Command "cssclean filename.css" produces a "fFoating point exception (core dumped)" with my CSS file.
Bug seen with dspam 3.9.0 (experimental kubuntu packages, or self-compiled from git version 2009-09-22) on a 64-bit Linux.
I tracked the bug and it appears that, in the hash driver, _hash_drv_set_spamrecord() calls itself a great number of times without ever returning, and always seeks offset 0. Finally, _hash_drv_autoexetend() returns a nonzero value, and for the first time _hash_drv_set_spamrecord() returns with EFAILURE code. That's at this point that a floating point exception appears.
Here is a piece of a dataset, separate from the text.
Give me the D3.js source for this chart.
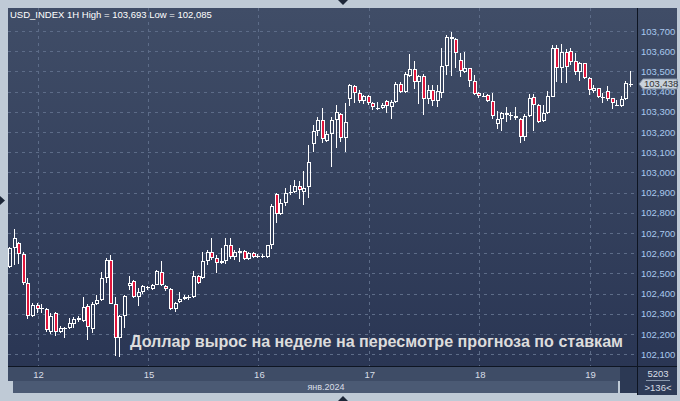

I got the impression that the hash driver has some kind of protection against infinite recursion, but that it does not work properly.
The funny thing is that dspam works very correctly with that CSS file. It's only cssclean that has a problem.
The CSS file is too big (40 Mb) to be attached here. Please send a private email and I'll publish it on some web site.
Well, as a matter of fact, the core dump is not always reproductible:
- when _hash_drv_set_spamrecord() returns with an error code, the program ends cleanly
- otherwise, it at times tries to seek a non-zero offset (apparently very big and outside of the file) and then it generates a floating point exception.
Sorry, I mixed up both cases.
Still, how could we avoid having broken CSS files? Could cssclean fix them to some extend? Could the core dump be avoided by checking the value of the offset?